→ Exercise objective
Leave out the pictures and transcribe everything else exactly.

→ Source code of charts
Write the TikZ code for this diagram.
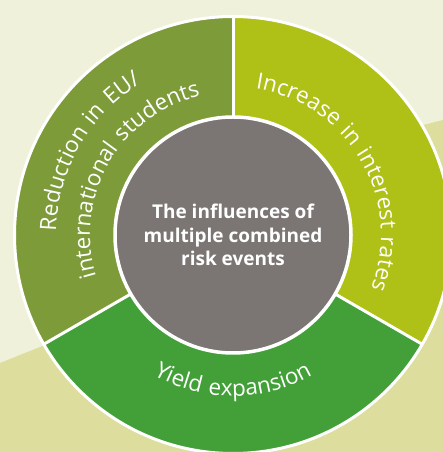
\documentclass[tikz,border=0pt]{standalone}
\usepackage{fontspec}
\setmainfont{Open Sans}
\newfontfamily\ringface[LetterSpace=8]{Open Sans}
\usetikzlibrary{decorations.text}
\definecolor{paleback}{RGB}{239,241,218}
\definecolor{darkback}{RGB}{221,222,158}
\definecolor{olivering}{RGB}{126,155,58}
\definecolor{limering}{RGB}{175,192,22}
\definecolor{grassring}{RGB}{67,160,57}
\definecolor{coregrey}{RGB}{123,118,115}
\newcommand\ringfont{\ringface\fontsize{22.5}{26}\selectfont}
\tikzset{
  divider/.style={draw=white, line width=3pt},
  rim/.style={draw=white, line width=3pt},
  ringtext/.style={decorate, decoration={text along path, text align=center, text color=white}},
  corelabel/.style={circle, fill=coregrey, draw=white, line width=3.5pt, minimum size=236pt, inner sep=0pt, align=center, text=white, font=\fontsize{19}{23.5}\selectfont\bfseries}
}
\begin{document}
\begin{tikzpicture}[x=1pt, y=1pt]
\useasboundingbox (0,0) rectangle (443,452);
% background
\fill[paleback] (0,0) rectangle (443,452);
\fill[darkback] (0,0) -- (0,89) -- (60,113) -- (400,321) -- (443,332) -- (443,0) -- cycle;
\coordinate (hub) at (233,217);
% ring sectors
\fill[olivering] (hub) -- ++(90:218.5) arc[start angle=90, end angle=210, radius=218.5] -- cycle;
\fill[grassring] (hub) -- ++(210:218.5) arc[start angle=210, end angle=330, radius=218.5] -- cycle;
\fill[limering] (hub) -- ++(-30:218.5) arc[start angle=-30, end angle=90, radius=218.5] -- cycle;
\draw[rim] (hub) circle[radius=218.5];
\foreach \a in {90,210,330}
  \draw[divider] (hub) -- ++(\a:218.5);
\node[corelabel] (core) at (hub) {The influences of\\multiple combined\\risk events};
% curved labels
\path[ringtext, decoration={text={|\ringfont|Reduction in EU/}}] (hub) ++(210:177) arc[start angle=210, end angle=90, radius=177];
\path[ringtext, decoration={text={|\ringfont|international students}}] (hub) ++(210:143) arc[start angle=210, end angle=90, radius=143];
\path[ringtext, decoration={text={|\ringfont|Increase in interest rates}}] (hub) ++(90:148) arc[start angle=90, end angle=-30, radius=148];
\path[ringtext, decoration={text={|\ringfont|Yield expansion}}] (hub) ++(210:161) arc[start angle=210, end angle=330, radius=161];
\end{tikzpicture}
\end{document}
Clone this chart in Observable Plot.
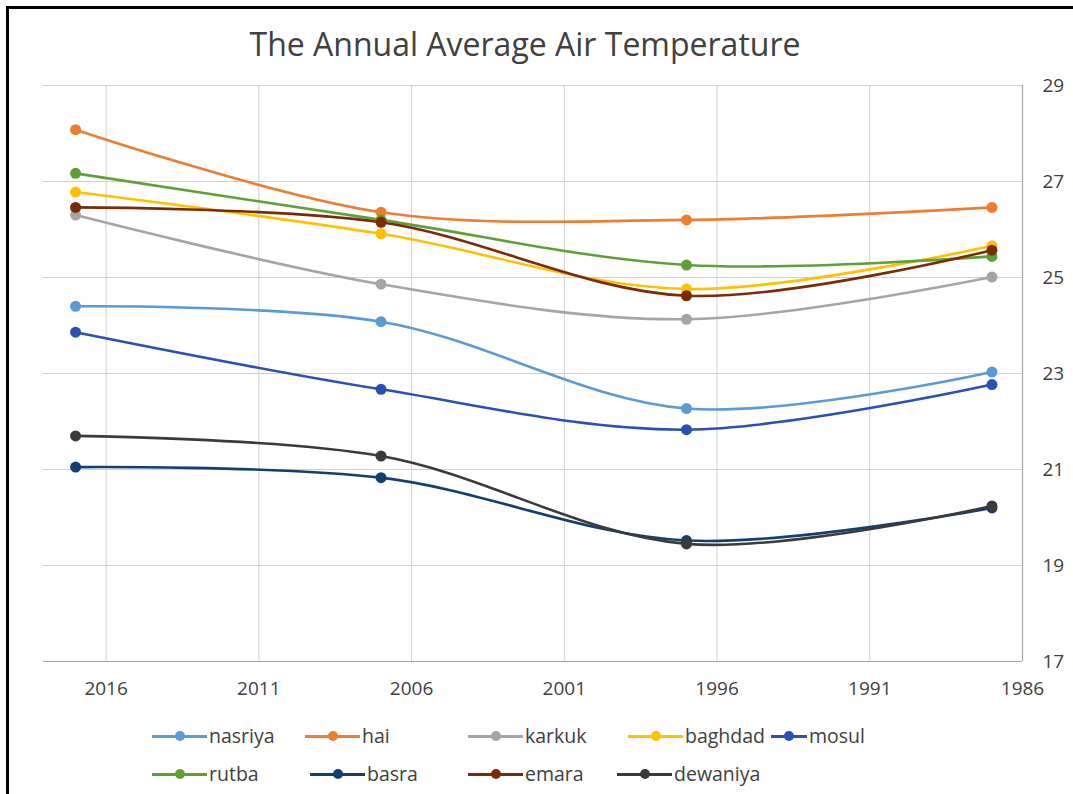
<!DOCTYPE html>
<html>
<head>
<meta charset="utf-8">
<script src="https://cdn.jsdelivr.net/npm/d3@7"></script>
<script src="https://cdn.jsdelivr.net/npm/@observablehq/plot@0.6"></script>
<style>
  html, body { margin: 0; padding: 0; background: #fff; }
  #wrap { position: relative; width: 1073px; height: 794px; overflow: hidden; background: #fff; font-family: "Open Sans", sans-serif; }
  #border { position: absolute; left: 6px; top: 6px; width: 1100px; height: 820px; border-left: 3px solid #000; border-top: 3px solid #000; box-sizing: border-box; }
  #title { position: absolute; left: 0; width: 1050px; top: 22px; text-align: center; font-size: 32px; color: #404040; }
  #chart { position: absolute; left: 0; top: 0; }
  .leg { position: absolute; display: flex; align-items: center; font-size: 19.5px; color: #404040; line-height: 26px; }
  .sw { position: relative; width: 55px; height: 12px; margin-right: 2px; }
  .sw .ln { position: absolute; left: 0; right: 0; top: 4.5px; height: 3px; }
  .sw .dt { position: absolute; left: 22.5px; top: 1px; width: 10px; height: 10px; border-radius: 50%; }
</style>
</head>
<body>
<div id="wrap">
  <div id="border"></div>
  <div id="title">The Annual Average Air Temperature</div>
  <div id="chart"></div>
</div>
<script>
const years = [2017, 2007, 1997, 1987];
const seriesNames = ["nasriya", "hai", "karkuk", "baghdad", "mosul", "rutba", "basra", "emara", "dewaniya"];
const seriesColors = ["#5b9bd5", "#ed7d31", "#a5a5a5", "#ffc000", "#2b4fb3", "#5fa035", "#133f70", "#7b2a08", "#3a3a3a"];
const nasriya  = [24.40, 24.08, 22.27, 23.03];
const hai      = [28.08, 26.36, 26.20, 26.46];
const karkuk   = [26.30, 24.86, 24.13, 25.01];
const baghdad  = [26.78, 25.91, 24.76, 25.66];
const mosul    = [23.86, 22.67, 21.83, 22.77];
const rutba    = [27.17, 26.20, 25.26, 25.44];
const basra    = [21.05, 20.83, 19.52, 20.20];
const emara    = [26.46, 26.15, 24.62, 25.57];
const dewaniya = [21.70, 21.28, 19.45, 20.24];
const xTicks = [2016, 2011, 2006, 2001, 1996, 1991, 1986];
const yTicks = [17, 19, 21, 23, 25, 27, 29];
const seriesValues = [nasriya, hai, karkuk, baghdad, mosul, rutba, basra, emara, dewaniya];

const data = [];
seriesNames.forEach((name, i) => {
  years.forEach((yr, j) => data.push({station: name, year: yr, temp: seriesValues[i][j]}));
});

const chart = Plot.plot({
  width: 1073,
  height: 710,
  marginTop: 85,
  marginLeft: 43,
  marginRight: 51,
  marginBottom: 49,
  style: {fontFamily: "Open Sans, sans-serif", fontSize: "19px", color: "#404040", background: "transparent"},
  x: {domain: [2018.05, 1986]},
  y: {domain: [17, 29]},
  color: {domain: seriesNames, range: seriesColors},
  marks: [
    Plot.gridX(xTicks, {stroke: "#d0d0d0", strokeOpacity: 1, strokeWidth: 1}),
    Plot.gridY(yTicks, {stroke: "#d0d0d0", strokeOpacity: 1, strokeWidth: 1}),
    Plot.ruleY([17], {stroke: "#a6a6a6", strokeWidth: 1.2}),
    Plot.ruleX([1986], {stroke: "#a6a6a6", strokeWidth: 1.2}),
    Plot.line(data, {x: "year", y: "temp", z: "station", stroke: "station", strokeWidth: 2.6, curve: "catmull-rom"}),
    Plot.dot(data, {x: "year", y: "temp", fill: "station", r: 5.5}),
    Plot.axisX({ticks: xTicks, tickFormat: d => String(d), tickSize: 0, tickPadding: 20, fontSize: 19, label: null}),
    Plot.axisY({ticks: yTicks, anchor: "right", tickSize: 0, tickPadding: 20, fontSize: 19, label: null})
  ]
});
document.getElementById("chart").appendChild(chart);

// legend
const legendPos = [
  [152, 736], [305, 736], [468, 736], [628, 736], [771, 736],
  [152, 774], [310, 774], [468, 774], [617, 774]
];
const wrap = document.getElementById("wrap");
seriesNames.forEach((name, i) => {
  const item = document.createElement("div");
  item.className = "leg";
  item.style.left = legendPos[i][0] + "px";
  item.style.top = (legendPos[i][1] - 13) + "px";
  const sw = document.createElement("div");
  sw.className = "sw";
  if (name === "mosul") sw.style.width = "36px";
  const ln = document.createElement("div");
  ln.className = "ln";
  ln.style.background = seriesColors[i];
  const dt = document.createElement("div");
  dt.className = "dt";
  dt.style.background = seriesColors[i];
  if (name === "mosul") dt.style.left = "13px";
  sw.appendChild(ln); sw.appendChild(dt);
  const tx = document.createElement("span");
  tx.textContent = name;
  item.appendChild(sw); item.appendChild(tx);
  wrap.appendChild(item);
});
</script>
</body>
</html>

→ Result of this task
Write the TikZ code for this diagram.
\documentclass[tikz,border=0pt]{standalone}
\usepackage{fontspec}
\setmainfont{Open Sans}
\newfontfamily\ringface[LetterSpace=8]{Open Sans}
\usetikzlibrary{decorations.text}
\definecolor{paleback}{RGB}{239,241,218}
\definecolor{darkback}{RGB}{221,222,158}
\definecolor{olivering}{RGB}{126,155,58}
\definecolor{limering}{RGB}{175,192,22}
\definecolor{grassring}{RGB}{67,160,57}
\definecolor{coregrey}{RGB}{123,118,115}
\newcommand\ringfont{\ringface\fontsize{22.5}{26}\selectfont}
\tikzset{
  divider/.style={draw=white, line width=3pt},
  rim/.style={draw=white, line width=3pt},
  ringtext/.style={decorate, decoration={text along path, text align=center, text color=white}},
  corelabel/.style={circle, fill=coregrey, draw=white, line width=3.5pt, minimum size=236pt, inner sep=0pt, align=center, text=white, font=\fontsize{19}{23.5}\selectfont\bfseries}
}
\begin{document}
\begin{tikzpicture}[x=1pt, y=1pt]
\useasboundingbox (0,0) rectangle (443,452);
% background
\fill[paleback] (0,0) rectangle (443,452);
\fill[darkback] (0,0) -- (0,89) -- (60,113) -- (400,321) -- (443,332) -- (443,0) -- cycle;
\coordinate (hub) at (233,217);
% ring sectors
\fill[olivering] (hub) -- ++(90:218.5) arc[start angle=90, end angle=210, radius=218.5] -- cycle;
\fill[grassring] (hub) -- ++(210:218.5) arc[start angle=210, end angle=330, radius=218.5] -- cycle;
\fill[limering] (hub) -- ++(-30:218.5) arc[start angle=-30, end angle=90, radius=218.5] -- cycle;
\draw[rim] (hub) circle[radius=218.5];
\foreach \a in {90,210,330}
  \draw[divider] (hub) -- ++(\a:218.5);
\node[corelabel] (core) at (hub) {The influences of\\multiple combined\\risk events};
% curved labels
\path[ringtext, decoration={text={|\ringfont|Reduction in EU/}}] (hub) ++(210:177) arc[start angle=210, end angle=90, radius=177];
\path[ringtext, decoration={text={|\ringfont|international students}}] (hub) ++(210:143) arc[start angle=210, end angle=90, radius=143];
\path[ringtext, decoration={text={|\ringfont|Increase in interest rates}}] (hub) ++(90:148) arc[start angle=90, end angle=-30, radius=148];
\path[ringtext, decoration={text={|\ringfont|Yield expansion}}] (hub) ++(210:161) arc[start angle=210, end angle=330, radius=161];
\end{tikzpicture}
\end{document}
Clone this chart in Observable Plot.
<!DOCTYPE html>
<html>
<head>
<meta charset="utf-8">
<script src="https://cdn.jsdelivr.net/npm/d3@7"></script>
<script src="https://cdn.jsdelivr.net/npm/@observablehq/plot@0.6"></script>
<style>
  html, body { margin: 0; padding: 0; background: #fff; }
  #wrap { position: relative; width: 1073px; height: 794px; overflow: hidden; background: #fff; font-family: "Open Sans", sans-serif; }
  #border { position: absolute; left: 6px; top: 6px; width: 1100px; height: 820px; border-left: 3px solid #000; border-top: 3px solid #000; box-sizing: border-box; }
  #title { position: absolute; left: 0; width: 1050px; top: 22px; text-align: center; font-size: 32px; color: #404040; }
  #chart { position: absolute; left: 0; top: 0; }
  .leg { position: absolute; display: flex; align-items: center; font-size: 19.5px; color: #404040; line-height: 26px; }
  .sw { position: relative; width: 55px; height: 12px; margin-right: 2px; }
  .sw .ln { position: absolute; left: 0; right: 0; top: 4.5px; height: 3px; }
  .sw .dt { position: absolute; left: 22.5px; top: 1px; width: 10px; height: 10px; border-radius: 50%; }
</style>
</head>
<body>
<div id="wrap">
  <div id="border"></div>
  <div id="title">The Annual Average Air Temperature</div>
  <div id="chart"></div>
</div>
<script>
const years = [2017, 2007, 1997, 1987];
const seriesNames = ["nasriya", "hai", "karkuk", "baghdad", "mosul", "rutba", "basra", "emara", "dewaniya"];
const seriesColors = ["#5b9bd5", "#ed7d31", "#a5a5a5", "#ffc000", "#2b4fb3", "#5fa035", "#133f70", "#7b2a08", "#3a3a3a"];
const nasriya  = [24.40, 24.08, 22.27, 23.03];
const hai      = [28.08, 26.36, 26.20, 26.46];
const karkuk   = [26.30, 24.86, 24.13, 25.01];
const baghdad  = [26.78, 25.91, 24.76, 25.66];
const mosul    = [23.86, 22.67, 21.83, 22.77];
const rutba    = [27.17, 26.20, 25.26, 25.44];
const basra    = [21.05, 20.83, 19.52, 20.20];
const emara    = [26.46, 26.15, 24.62, 25.57];
const dewaniya = [21.70, 21.28, 19.45, 20.24];
const xTicks = [2016, 2011, 2006, 2001, 1996, 1991, 1986];
const yTicks = [17, 19, 21, 23, 25, 27, 29];
const seriesValues = [nasriya, hai, karkuk, baghdad, mosul, rutba, basra, emara, dewaniya];

const data = [];
seriesNames.forEach((name, i) => {
  years.forEach((yr, j) => data.push({station: name, year: yr, temp: seriesValues[i][j]}));
});

const chart = Plot.plot({
  width: 1073,
  height: 710,
  marginTop: 85,
  marginLeft: 43,
  marginRight: 51,
  marginBottom: 49,
  style: {fontFamily: "Open Sans, sans-serif", fontSize: "19px", color: "#404040", background: "transparent"},
  x: {domain: [2018.05, 1986]},
  y: {domain: [17, 29]},
  color: {domain: seriesNames, range: seriesColors},
  marks: [
    Plot.gridX(xTicks, {stroke: "#d0d0d0", strokeOpacity: 1, strokeWidth: 1}),
    Plot.gridY(yTicks, {stroke: "#d0d0d0", strokeOpacity: 1, strokeWidth: 1}),
    Plot.ruleY([17], {stroke: "#a6a6a6", strokeWidth: 1.2}),
    Plot.ruleX([1986], {stroke: "#a6a6a6", strokeWidth: 1.2}),
    Plot.line(data, {x: "year", y: "temp", z: "station", stroke: "station", strokeWidth: 2.6, curve: "catmull-rom"}),
    Plot.dot(data, {x: "year", y: "temp", fill: "station", r: 5.5}),
    Plot.axisX({ticks: xTicks, tickFormat: d => String(d), tickSize: 0, tickPadding: 20, fontSize: 19, label: null}),
    Plot.axisY({ticks: yTicks, anchor: "right", tickSize: 0, tickPadding: 20, fontSize: 19, label: null})
  ]
});
document.getElementById("chart").appendChild(chart);

// legend
const legendPos = [
  [152, 736], [305, 736], [468, 736], [628, 736], [771, 736],
  [152, 774], [310, 774], [468, 774], [617, 774]
];
const wrap = document.getElementById("wrap");
seriesNames.forEach((name, i) => {
  const item = document.createElement("div");
  item.className = "leg";
  item.style.left = legendPos[i][0] + "px";
  item.style.top = (legendPos[i][1] - 13) + "px";
  const sw = document.createElement("div");
  sw.className = "sw";
  if (name === "mosul") sw.style.width = "36px";
  const ln = document.createElement("div");
  ln.className = "ln";
  ln.style.background = seriesColors[i];
  const dt = document.createElement("div");
  dt.className = "dt";
  dt.style.background = seriesColors[i];
  if (name === "mosul") dt.style.left = "13px";
  sw.appendChild(ln); sw.appendChild(dt);
  const tx = document.createElement("span");
  tx.textContent = name;
  item.appendChild(sw); item.appendChild(tx);
  wrap.appendChild(item);
});
</script>
</body>
</html>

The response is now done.